We then installed WinXP with the respective SATA controller drivers, on a clean formatted 60 Gig ATA 100 drive.  In the case of the SATA testing, we attached two Seagate Barracuda drives on the SATA ports, in either single SATA150 or RAID 0 mode.  With the ATA100 testing, we simply attached another Western Digital Special Edition, 120 Gig drive on the secondary Intel ICH4 IDE channel.

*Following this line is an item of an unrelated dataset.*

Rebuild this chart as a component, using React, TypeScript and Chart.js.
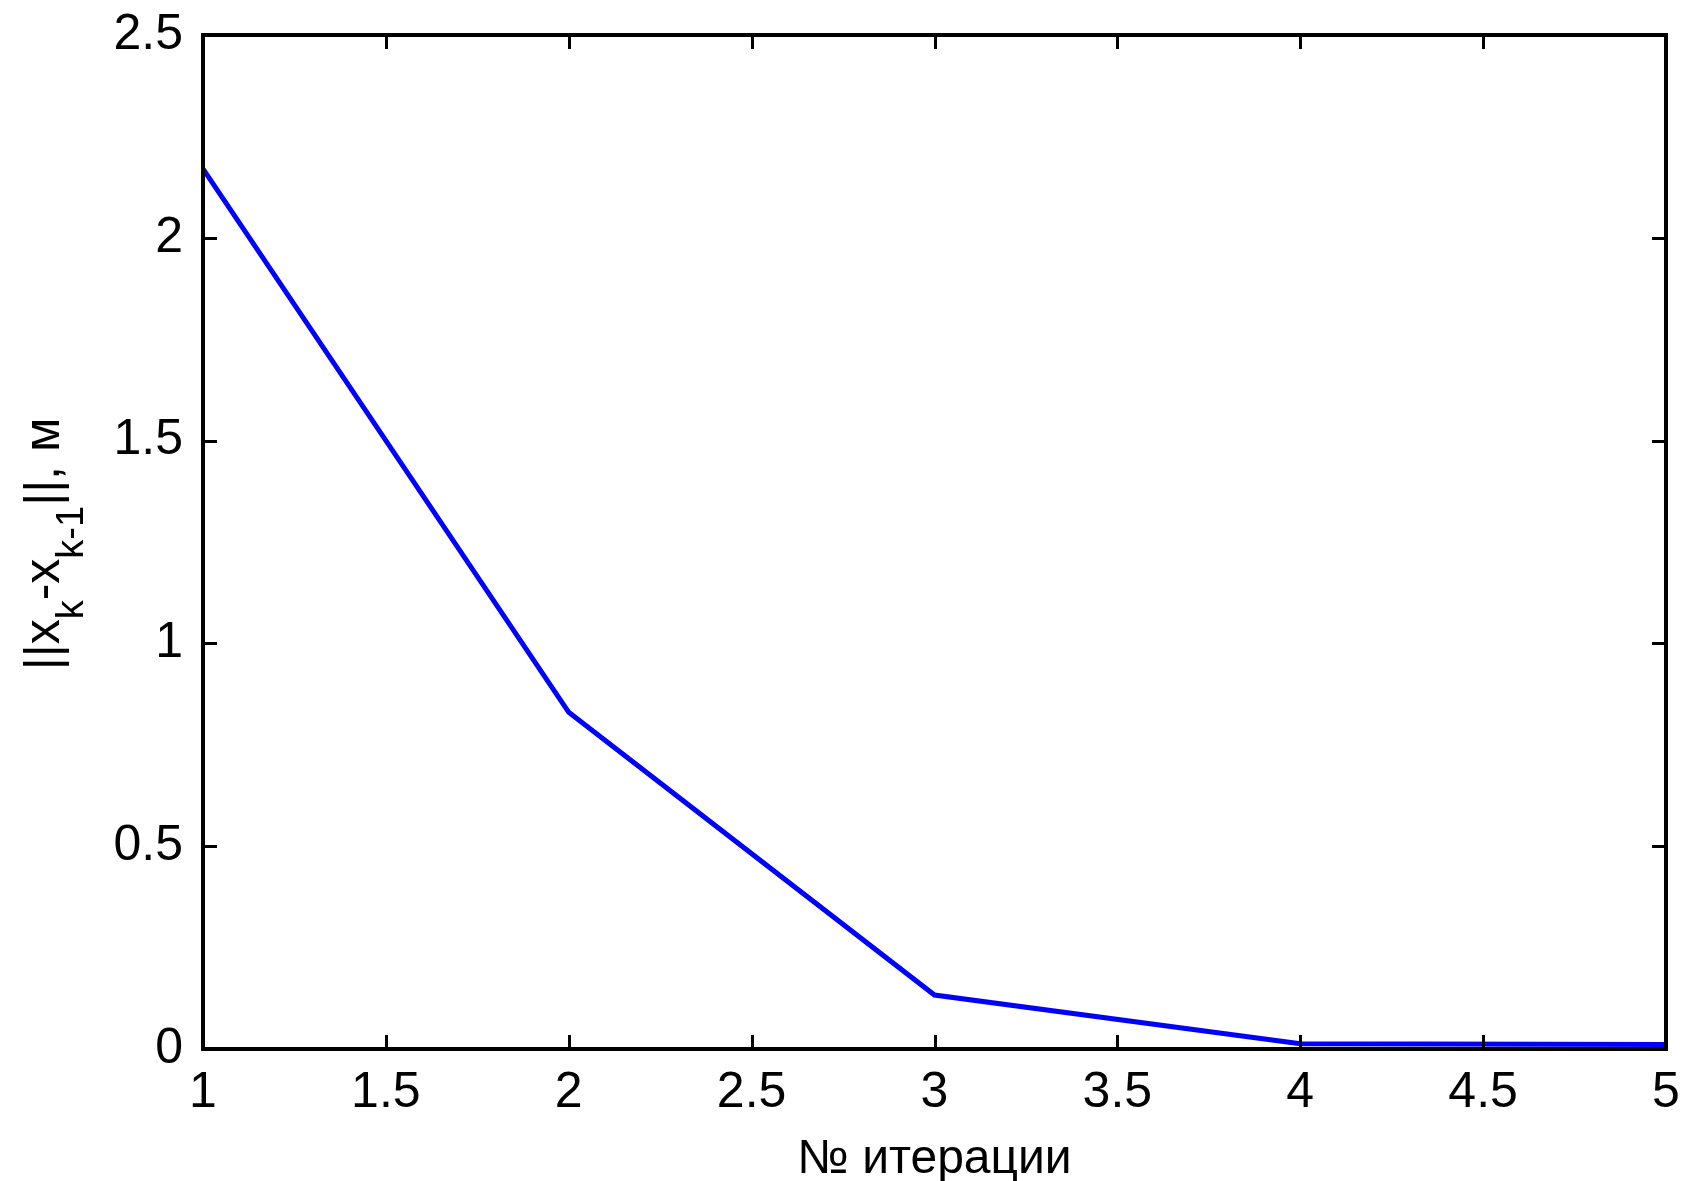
import React, { useEffect, useRef } from "react";
import { Chart, registerables } from "chart.js";

Chart.register(...registerables);

const iterations = [1, 2, 3, 4, 5];
const normDiff = [2.17, 0.83, 0.133, 0.013, 0.011];
const xTicks = [1, 1.5, 2, 2.5, 3, 3.5, 4, 4.5, 5];
const yTicks = [0, 0.5, 1, 1.5, 2, 2.5];
const xTitle = "№ итерации";
const yTitleParts = [
  { t: "||x", sub: false },
  { t: "k", sub: true },
  { t: "-x", sub: false },
  { t: "k-1", sub: true },
  { t: "||, м", sub: false },
];

const FONT = "Liberation Sans, Arial, sans-serif";

const framePlugin = {
  id: "frame",
  afterDatasetsDraw(chart: any) {
    const { ctx, chartArea: a, scales } = chart;
    const xs = scales.x;
    const ys = scales.y;
    ctx.save();
    ctx.strokeStyle = "#000";
    ctx.lineWidth = 3;
    const tl = 14;
    ctx.beginPath();
    for (const v of xTicks) {
      const px = Math.round(xs.getPixelForValue(v)) + 0.5;
      ctx.moveTo(px, a.bottom);
      ctx.lineTo(px, a.bottom - tl);
      ctx.moveTo(px, a.top);
      ctx.lineTo(px, a.top + tl);
    }
    for (const v of yTicks) {
      const py = Math.round(ys.getPixelForValue(v)) + 0.5;
      ctx.moveTo(a.left, py);
      ctx.lineTo(a.left + tl, py);
      ctx.moveTo(a.right, py);
      ctx.lineTo(a.right - tl, py);
    }
    ctx.stroke();
    ctx.lineWidth = 4;
    ctx.strokeRect(a.left, a.top, a.right - a.left, a.bottom - a.top);
    ctx.restore();
  },
  afterDraw(chart: any) {
    const { ctx } = chart;
    ctx.save();
    const mainF = `50px ${FONT}`;
    const subF = `38px ${FONT}`;
    let total = 0;
    for (const p of yTitleParts) {
      ctx.font = p.sub ? subF : mainF;
      total += ctx.measureText(p.t).width;
    }
    const cy = 544;
    const baseX = 59;
    ctx.translate(baseX, cy);
    ctx.rotate(-Math.PI / 2);
    ctx.fillStyle = "#000";
    ctx.textBaseline = "alphabetic";
    ctx.textAlign = "left";
    let x = -total / 2;
    for (const p of yTitleParts) {
      ctx.font = p.sub ? subF : mainF;
      ctx.fillText(p.t, x, p.sub ? 24 : 0);
      x += ctx.measureText(p.t).width;
    }
    ctx.restore();
  },
};

export default function App() {
  const ref = useRef<HTMLCanvasElement>(null);
  useEffect(() => {
    if (!ref.current) return;
    const chart = new Chart(ref.current, {
      type: "line",
      data: {
        datasets: [
          {
            data: iterations.map((x, i) => ({ x, y: normDiff[i] })),
            borderColor: "#0000ff",
            borderWidth: 5,
            pointRadius: 0,
            tension: 0,
            fill: false,
          },
        ],
      },
      options: {
        animation: false,
        responsive: false,
        devicePixelRatio: 1,
        layout: { padding: { top: 35, right: 19, left: 0, bottom: 0 } },
        plugins: { legend: { display: false }, tooltip: { enabled: false } },
        scales: {
          x: {
            type: "linear",
            min: 1,
            max: 5,
            afterBuildTicks: (s: any) => {
              s.ticks = xTicks.map((v) => ({ value: v }));
            },
            afterFit: (s: any) => {
              s.height = 132;
              s.paddingLeft = 0;
              s.paddingRight = 0;
            },
            grid: { display: false, drawTicks: false },
            border: { display: false },
            ticks: {
              color: "#000",
              font: { family: FONT, size: 50 },
              padding: 14,
              maxRotation: 0,
              autoSkip: false,
              callback: (v: any) => String(v),
            },
            title: {
              display: true,
              text: xTitle,
              color: "#000",
              font: { family: FONT, size: 48 },
              padding: { top: 8, bottom: -8 },
            },
          },
          y: {
            type: "linear",
            min: 0,
            max: 2.5,
            afterBuildTicks: (s: any) => {
              s.ticks = yTicks.map((v) => ({ value: v }));
            },
            afterFit: (s: any) => {
              s.width = 203;
              s.paddingTop = 0;
              s.paddingBottom = 0;
            },
            grid: { display: false, drawTicks: false },
            border: { display: false },
            ticks: {
              color: "#000",
              font: { family: FONT, size: 50 },
              padding: 20,
              autoSkip: false,
              callback: (v: any) => String(v),
            },
          },
        },
      },
      plugins: [framePlugin],
    });
    return () => chart.destroy();
  }, []);
  return (
    <div style={{ position: "absolute", left: 0, top: 0, width: 1685, height: 1181, background: "#fff" }}>
      <canvas ref={ref} width={1685} height={1181} style={{ display: "block" }} />
    </div>
  );
}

All test drives in these benchmarks were partitioned with NTFS at their fullest capacity, formatted and left completely blank.  Testing and benchmarking software was run off the primary boot drive and directed to test either the blank SATA drives or the blank ATA100 drive.

 

Sandra Hard Drive Benchmarks
Reads, Writes and Access Times

Sandra's Hard Drive test is a decent measure of "burstable" performance with reads and writes on a given drive.  It's certainly not a "real world" benchmark in this regard but it does give you a feel for file and application load time performance, for example. 

Promise SATA150

Silicon Image
SATA150


Promise SATA
RAID 0


Silicon Image SATA
RAID 0

First things first, note that in the Promise SATA150 test, with one single Barracuda V drive, the drive comes neck and neck with the reference score for an ATA100 7200RPM drive with 2MB cache.  Even though these new SATA Barracuda V drives have 8MB of on board cache, it's advantages are not being realized it seems.  Word has it that WinXP doesn't natively support the bandwidth of the new SATA 150 standard, and as such it's primary virtue, 150MB/sec bandwidth, is not being exploited fully.  The RAID scores on the other hand are some of the best we've seen to date from just about any ATA drive, when configured in a RAID 0 mode.  Both the Silicon Image and Promise controllers, along with Seagate's new Barracuda, outperform the ATA100 7200RPM 8MB cache arrays, by a comfortable margin.  As was the case in the single drive test, the Promise controller seems to have a slight advantage overall with the Sandra benchmark.